*PROBLEM DESCRIPTION:*
Print, please, exactly and only the lines between the line holding "Give me the" and the line holding "7000, 8000, 9000];", inclusive, omitting any pictures.

*EXCERPTED DATA:*
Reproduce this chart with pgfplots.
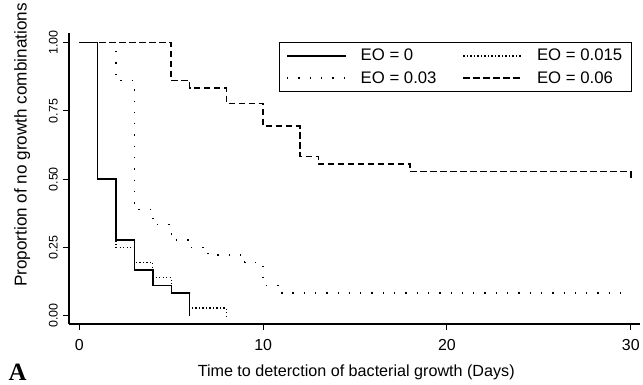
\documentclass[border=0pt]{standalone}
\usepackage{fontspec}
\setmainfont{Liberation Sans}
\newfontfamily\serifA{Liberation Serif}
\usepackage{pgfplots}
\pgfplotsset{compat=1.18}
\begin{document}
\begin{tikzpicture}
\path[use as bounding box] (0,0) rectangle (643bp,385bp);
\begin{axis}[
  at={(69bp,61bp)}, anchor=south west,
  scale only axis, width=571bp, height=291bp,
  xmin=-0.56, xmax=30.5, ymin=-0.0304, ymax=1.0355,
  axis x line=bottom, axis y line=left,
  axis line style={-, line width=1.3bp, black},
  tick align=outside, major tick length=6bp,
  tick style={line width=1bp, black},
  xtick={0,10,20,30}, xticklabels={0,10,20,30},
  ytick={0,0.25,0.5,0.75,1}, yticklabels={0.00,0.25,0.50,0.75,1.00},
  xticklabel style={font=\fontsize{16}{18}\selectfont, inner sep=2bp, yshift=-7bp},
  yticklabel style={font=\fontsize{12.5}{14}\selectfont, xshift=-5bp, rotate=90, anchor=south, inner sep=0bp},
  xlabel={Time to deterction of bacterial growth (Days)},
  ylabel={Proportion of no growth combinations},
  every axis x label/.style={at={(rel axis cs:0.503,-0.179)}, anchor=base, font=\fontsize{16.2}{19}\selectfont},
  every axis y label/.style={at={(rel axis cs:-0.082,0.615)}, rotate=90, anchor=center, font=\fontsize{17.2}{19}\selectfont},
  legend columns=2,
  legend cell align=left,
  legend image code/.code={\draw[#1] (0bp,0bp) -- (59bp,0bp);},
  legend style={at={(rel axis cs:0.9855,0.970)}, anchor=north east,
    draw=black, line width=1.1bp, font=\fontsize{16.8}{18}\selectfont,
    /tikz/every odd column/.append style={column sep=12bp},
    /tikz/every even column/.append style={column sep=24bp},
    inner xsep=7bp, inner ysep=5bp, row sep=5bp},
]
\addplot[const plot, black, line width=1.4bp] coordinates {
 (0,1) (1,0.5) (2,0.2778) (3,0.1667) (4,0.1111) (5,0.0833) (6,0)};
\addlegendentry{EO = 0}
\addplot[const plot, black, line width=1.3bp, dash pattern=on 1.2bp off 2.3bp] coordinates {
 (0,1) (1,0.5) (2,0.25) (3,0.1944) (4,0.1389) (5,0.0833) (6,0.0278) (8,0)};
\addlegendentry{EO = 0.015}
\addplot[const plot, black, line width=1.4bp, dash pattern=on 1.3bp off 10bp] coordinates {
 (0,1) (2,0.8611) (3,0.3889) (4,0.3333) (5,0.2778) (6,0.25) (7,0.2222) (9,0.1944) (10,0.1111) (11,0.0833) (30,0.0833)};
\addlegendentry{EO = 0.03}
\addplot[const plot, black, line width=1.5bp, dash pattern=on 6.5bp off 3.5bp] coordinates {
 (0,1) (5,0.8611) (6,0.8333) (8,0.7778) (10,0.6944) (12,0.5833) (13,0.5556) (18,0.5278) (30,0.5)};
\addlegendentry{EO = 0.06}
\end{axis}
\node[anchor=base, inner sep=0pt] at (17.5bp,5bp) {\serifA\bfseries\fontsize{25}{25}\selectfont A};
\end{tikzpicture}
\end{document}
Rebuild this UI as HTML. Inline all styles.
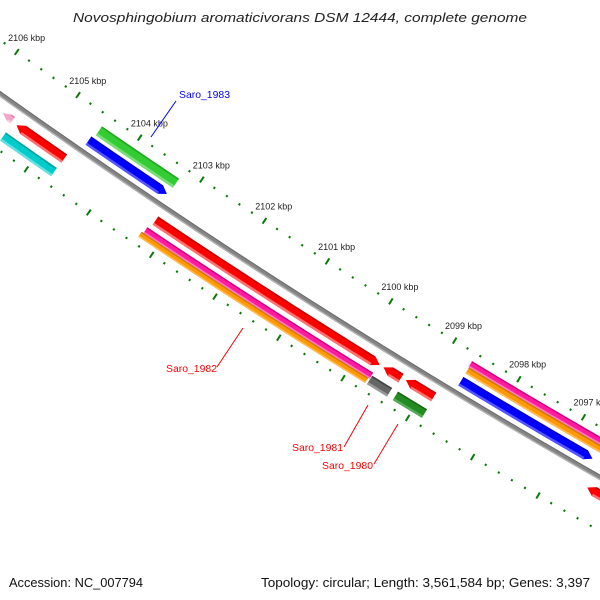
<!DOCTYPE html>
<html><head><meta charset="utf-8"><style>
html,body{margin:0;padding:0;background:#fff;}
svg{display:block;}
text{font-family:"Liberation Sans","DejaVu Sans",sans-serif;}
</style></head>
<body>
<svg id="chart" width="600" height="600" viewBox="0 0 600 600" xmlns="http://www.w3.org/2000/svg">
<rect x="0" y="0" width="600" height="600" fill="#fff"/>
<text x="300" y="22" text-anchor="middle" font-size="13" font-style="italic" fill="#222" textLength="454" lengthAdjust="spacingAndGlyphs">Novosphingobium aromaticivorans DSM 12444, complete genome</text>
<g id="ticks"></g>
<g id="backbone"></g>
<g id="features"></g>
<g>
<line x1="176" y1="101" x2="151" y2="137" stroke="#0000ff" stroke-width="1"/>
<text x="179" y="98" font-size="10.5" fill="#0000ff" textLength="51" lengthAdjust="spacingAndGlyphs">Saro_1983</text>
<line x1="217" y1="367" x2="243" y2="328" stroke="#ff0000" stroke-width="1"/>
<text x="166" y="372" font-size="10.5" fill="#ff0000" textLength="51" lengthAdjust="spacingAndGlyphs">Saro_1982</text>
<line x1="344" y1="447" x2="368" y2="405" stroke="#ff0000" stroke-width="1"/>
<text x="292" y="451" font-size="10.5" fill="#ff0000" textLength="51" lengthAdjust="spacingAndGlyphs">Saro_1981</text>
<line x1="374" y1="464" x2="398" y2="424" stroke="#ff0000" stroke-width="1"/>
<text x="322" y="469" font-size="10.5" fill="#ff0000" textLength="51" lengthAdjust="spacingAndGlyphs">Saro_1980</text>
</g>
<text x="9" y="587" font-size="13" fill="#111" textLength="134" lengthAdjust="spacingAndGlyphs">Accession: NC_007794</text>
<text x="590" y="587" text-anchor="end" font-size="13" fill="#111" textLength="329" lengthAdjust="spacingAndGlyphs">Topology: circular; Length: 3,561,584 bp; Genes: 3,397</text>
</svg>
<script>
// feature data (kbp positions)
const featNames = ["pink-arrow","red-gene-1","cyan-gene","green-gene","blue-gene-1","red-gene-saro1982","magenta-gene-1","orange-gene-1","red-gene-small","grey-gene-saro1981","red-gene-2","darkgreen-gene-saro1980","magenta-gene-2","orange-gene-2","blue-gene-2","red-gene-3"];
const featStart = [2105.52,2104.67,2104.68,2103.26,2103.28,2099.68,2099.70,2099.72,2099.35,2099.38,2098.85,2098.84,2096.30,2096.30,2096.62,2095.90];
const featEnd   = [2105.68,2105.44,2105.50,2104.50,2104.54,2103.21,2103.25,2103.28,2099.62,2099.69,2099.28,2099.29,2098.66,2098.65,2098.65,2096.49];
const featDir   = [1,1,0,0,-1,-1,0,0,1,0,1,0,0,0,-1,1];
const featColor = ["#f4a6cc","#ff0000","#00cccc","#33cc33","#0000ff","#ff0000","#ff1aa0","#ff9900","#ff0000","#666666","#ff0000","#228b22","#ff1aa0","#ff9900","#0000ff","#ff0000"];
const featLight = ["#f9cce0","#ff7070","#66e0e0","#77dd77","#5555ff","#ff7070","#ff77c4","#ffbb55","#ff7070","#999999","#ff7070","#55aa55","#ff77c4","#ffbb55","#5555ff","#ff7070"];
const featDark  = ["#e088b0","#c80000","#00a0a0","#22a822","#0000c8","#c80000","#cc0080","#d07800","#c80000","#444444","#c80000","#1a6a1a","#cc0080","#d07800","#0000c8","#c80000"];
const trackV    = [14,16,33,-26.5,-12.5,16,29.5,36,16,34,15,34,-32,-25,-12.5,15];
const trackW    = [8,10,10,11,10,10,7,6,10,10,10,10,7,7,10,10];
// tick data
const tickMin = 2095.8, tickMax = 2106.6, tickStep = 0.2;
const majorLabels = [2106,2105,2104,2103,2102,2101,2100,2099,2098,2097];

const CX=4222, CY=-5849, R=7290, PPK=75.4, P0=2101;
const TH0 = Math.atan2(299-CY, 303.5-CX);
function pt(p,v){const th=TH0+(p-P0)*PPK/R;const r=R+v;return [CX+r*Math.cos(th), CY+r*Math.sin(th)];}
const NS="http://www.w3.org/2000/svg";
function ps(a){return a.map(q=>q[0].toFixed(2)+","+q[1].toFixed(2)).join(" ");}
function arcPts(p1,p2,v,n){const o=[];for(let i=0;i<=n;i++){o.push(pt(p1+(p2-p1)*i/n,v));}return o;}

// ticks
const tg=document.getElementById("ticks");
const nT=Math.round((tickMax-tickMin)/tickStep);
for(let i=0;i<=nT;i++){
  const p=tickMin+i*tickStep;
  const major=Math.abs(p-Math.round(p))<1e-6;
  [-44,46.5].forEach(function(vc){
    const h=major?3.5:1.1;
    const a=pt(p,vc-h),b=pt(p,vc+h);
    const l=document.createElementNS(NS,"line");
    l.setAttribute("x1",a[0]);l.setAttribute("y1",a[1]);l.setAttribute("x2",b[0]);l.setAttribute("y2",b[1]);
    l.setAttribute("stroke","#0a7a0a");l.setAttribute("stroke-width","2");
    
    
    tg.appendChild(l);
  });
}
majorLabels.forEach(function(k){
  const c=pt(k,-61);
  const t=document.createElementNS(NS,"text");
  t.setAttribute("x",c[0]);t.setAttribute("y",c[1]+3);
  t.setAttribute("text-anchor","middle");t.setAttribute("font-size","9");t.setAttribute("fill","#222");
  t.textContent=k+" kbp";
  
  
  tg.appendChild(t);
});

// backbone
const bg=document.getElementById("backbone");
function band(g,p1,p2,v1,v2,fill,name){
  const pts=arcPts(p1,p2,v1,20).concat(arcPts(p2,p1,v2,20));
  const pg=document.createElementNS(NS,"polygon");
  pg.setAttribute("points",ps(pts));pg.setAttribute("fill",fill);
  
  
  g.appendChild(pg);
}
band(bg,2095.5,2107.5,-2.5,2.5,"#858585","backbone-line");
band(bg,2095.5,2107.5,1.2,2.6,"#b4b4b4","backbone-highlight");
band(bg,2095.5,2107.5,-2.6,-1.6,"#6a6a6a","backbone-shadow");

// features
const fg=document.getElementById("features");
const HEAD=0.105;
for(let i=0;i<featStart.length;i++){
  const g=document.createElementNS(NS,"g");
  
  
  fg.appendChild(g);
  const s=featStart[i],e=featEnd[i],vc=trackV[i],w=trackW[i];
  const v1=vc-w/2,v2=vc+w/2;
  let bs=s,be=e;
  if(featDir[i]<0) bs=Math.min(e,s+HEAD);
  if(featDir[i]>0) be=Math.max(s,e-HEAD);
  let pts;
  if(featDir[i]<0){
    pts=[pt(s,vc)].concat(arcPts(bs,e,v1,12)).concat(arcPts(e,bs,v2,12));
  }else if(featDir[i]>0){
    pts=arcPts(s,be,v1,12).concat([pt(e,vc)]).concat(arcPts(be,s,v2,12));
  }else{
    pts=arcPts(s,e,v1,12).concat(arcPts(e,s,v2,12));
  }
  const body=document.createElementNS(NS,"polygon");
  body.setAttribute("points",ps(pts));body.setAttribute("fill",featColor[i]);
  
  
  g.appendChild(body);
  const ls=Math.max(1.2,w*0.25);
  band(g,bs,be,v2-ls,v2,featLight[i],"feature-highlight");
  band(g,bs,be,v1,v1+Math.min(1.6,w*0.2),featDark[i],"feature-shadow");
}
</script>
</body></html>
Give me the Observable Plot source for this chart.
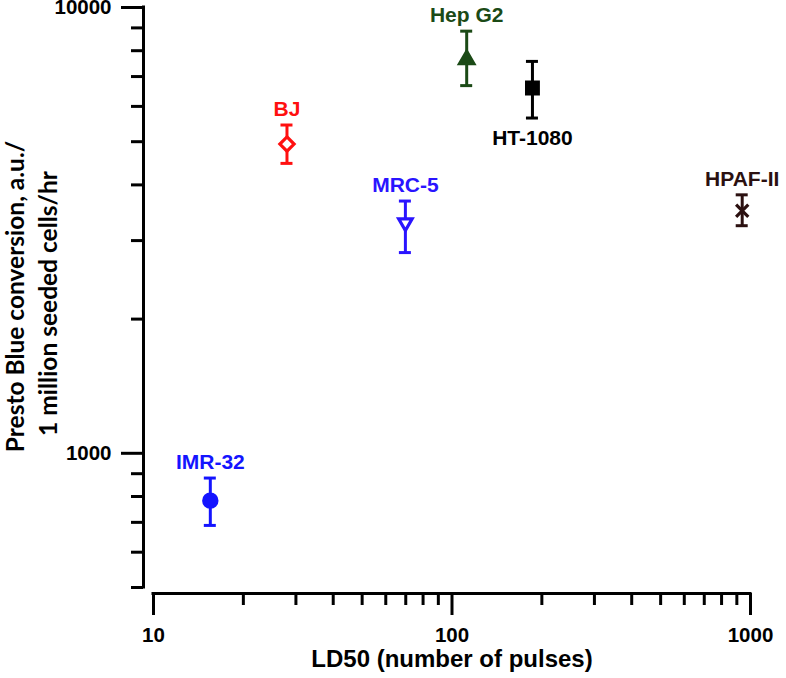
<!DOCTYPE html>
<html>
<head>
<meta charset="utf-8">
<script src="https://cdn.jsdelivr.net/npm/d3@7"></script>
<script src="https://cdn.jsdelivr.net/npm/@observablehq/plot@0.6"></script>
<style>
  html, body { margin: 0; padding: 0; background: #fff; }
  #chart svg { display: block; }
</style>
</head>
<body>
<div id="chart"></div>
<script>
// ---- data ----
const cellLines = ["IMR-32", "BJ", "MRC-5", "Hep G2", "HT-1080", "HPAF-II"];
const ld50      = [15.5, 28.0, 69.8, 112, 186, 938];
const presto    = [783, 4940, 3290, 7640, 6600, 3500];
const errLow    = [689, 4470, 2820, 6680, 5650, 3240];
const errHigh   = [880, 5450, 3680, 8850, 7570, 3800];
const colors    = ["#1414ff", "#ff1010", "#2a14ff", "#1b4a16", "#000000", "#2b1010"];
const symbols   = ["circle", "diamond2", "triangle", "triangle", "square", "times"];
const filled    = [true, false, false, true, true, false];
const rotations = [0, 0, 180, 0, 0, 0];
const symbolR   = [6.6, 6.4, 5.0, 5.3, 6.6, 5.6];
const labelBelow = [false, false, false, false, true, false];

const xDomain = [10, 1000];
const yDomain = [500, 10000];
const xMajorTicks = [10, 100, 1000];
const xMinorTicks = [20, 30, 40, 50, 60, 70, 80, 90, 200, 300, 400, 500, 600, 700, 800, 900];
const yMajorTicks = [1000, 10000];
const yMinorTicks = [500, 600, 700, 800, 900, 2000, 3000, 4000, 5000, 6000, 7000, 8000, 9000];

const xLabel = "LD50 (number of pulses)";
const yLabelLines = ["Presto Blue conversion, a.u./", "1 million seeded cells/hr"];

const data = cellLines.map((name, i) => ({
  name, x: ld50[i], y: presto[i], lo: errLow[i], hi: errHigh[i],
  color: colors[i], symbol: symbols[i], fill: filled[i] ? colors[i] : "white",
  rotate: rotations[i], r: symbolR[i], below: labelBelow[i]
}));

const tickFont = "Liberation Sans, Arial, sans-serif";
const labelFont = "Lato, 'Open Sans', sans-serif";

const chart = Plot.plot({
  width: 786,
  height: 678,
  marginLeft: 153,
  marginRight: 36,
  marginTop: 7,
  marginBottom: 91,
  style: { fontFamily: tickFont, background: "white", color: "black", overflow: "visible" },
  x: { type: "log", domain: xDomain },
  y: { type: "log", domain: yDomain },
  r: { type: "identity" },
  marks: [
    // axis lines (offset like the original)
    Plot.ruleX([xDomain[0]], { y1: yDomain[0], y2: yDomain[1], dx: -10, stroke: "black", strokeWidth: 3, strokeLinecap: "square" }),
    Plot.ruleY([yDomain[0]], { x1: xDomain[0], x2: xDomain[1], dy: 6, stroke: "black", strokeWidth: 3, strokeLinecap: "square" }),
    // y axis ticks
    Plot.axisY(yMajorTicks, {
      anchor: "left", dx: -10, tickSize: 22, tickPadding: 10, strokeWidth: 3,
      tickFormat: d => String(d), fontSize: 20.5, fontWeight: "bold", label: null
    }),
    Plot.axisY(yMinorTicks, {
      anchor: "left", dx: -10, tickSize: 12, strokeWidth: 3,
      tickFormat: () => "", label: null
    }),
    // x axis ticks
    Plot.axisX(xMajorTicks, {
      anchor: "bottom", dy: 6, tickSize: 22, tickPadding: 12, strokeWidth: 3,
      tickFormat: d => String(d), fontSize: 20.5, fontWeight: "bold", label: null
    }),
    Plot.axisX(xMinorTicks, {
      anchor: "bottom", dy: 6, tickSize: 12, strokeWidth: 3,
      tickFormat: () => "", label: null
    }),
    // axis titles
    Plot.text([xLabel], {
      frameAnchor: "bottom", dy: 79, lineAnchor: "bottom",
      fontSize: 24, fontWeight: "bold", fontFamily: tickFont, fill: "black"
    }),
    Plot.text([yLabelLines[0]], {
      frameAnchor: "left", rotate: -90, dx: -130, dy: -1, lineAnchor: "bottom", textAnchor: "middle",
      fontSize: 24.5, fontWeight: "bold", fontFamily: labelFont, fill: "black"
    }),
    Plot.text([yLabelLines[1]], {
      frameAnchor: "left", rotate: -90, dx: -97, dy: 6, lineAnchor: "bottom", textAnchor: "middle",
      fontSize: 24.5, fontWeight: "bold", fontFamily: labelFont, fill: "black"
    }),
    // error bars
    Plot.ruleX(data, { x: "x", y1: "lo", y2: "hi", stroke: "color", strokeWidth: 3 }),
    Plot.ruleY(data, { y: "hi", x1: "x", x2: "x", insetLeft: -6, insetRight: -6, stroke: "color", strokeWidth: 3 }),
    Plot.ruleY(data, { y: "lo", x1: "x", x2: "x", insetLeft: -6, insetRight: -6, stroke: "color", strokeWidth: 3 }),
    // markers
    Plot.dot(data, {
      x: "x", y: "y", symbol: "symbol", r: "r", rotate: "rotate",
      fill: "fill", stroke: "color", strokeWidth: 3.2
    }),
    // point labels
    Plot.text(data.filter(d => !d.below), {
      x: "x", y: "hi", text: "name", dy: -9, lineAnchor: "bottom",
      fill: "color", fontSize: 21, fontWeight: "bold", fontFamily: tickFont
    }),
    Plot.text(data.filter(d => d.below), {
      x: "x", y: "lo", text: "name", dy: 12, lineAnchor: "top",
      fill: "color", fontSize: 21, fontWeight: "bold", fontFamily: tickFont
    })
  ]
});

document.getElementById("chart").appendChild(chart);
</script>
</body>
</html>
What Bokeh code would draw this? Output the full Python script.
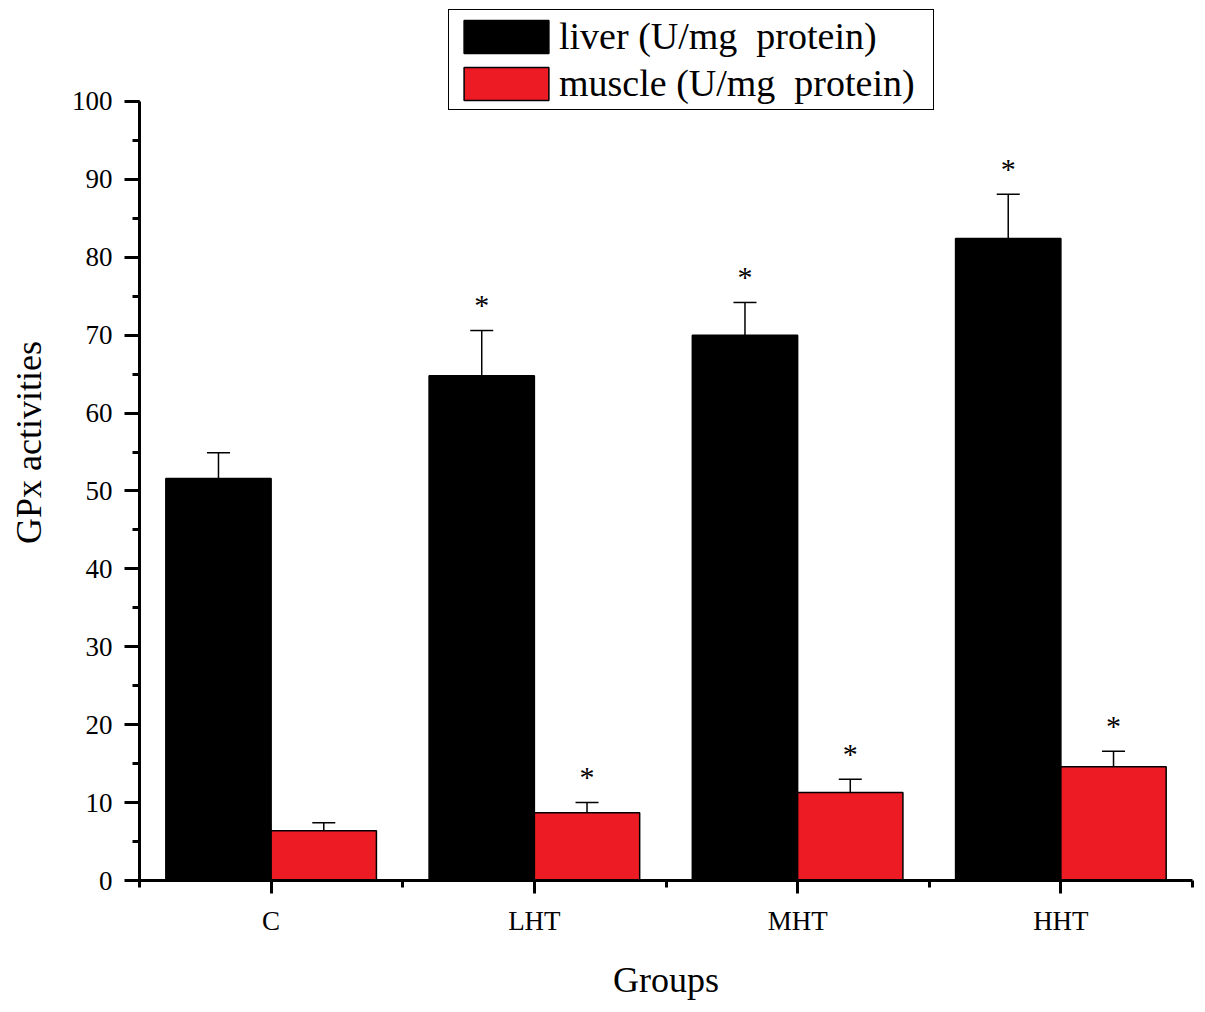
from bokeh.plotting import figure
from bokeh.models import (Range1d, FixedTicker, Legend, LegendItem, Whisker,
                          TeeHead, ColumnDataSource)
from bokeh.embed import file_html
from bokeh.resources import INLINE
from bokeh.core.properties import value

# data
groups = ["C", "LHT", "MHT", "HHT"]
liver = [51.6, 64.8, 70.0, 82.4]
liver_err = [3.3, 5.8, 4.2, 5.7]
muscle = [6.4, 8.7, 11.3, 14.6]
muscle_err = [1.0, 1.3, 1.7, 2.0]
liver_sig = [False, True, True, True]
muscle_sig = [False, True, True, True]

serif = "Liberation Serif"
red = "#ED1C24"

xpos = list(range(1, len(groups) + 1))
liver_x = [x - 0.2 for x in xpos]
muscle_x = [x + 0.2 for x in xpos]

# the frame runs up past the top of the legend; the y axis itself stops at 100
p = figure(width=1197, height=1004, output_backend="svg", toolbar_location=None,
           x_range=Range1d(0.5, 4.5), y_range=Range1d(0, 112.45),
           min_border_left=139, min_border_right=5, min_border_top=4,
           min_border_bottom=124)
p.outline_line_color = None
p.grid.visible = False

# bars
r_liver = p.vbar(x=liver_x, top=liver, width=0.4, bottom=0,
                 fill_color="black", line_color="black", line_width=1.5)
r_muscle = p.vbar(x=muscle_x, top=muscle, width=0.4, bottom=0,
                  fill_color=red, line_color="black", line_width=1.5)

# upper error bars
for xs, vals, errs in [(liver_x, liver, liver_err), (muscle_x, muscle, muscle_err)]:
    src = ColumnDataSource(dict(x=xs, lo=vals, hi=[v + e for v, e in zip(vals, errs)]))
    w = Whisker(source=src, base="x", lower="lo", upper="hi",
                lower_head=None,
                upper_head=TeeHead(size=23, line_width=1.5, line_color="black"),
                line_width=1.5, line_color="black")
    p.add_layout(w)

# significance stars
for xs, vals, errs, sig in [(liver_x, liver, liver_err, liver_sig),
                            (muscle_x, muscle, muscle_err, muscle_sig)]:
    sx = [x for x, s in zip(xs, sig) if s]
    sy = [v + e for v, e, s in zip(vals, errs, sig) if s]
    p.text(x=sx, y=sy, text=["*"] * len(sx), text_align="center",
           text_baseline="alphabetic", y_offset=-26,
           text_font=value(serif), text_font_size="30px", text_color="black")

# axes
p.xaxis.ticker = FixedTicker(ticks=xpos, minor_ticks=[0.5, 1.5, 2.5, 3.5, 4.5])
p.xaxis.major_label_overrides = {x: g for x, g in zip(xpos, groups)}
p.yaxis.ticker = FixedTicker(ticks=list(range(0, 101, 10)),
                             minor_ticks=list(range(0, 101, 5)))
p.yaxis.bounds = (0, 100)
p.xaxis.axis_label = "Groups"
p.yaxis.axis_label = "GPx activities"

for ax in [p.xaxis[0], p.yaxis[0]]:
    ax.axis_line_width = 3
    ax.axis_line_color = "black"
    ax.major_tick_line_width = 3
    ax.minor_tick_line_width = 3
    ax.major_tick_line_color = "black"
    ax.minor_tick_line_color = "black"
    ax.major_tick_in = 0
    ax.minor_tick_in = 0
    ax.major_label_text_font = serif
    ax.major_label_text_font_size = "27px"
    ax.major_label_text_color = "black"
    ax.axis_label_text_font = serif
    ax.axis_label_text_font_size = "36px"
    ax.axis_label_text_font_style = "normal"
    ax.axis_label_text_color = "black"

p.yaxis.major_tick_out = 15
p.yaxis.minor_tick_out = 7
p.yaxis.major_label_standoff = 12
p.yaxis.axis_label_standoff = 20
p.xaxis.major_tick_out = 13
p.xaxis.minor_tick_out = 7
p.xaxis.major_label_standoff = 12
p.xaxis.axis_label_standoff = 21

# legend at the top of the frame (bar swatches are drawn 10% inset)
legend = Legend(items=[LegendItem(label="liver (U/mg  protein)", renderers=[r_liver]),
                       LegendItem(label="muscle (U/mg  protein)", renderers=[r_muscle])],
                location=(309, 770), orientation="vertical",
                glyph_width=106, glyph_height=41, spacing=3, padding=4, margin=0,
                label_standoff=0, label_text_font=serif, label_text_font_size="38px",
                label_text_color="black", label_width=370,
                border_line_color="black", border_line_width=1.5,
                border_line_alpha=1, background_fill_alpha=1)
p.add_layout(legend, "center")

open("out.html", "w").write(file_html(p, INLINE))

*ANSWER TO THIS EXERCISE:*
Give me the Observable Plot source for this chart.
<!DOCTYPE html>
<html>
<head>
<meta charset="utf-8">
<script src="https://cdn.jsdelivr.net/npm/d3@7"></script>
<script src="https://cdn.jsdelivr.net/npm/@observablehq/plot@0.6"></script>
<style>
  html, body { margin: 0; padding: 0; background: #fff; }
  #chart svg { display: block; }
</style>
</head>
<body>
<div id="chart"></div>
<script>
// ---- data ----
const cellLines = ["IMR-32", "BJ", "MRC-5", "Hep G2", "HT-1080", "HPAF-II"];
const ld50      = [15.5, 28.0, 69.8, 112, 186, 938];
const presto    = [783, 4940, 3290, 7640, 6600, 3500];
const errLow    = [689, 4470, 2820, 6680, 5650, 3240];
const errHigh   = [880, 5450, 3680, 8850, 7570, 3800];
const colors    = ["#1414ff", "#ff1010", "#2a14ff", "#1b4a16", "#000000", "#2b1010"];
const symbols   = ["circle", "diamond2", "triangle", "triangle", "square", "times"];
const filled    = [true, false, false, true, true, false];
const rotations = [0, 0, 180, 0, 0, 0];
const symbolR   = [6.6, 6.4, 5.0, 5.3, 6.6, 5.6];
const labelBelow = [false, false, false, false, true, false];

const xDomain = [10, 1000];
const yDomain = [500, 10000];
const xMajorTicks = [10, 100, 1000];
const xMinorTicks = [20, 30, 40, 50, 60, 70, 80, 90, 200, 300, 400, 500, 600, 700, 800, 900];
const yMajorTicks = [1000, 10000];
const yMinorTicks = [500, 600, 700, 800, 900, 2000, 3000, 4000, 5000, 6000, 7000, 8000, 9000];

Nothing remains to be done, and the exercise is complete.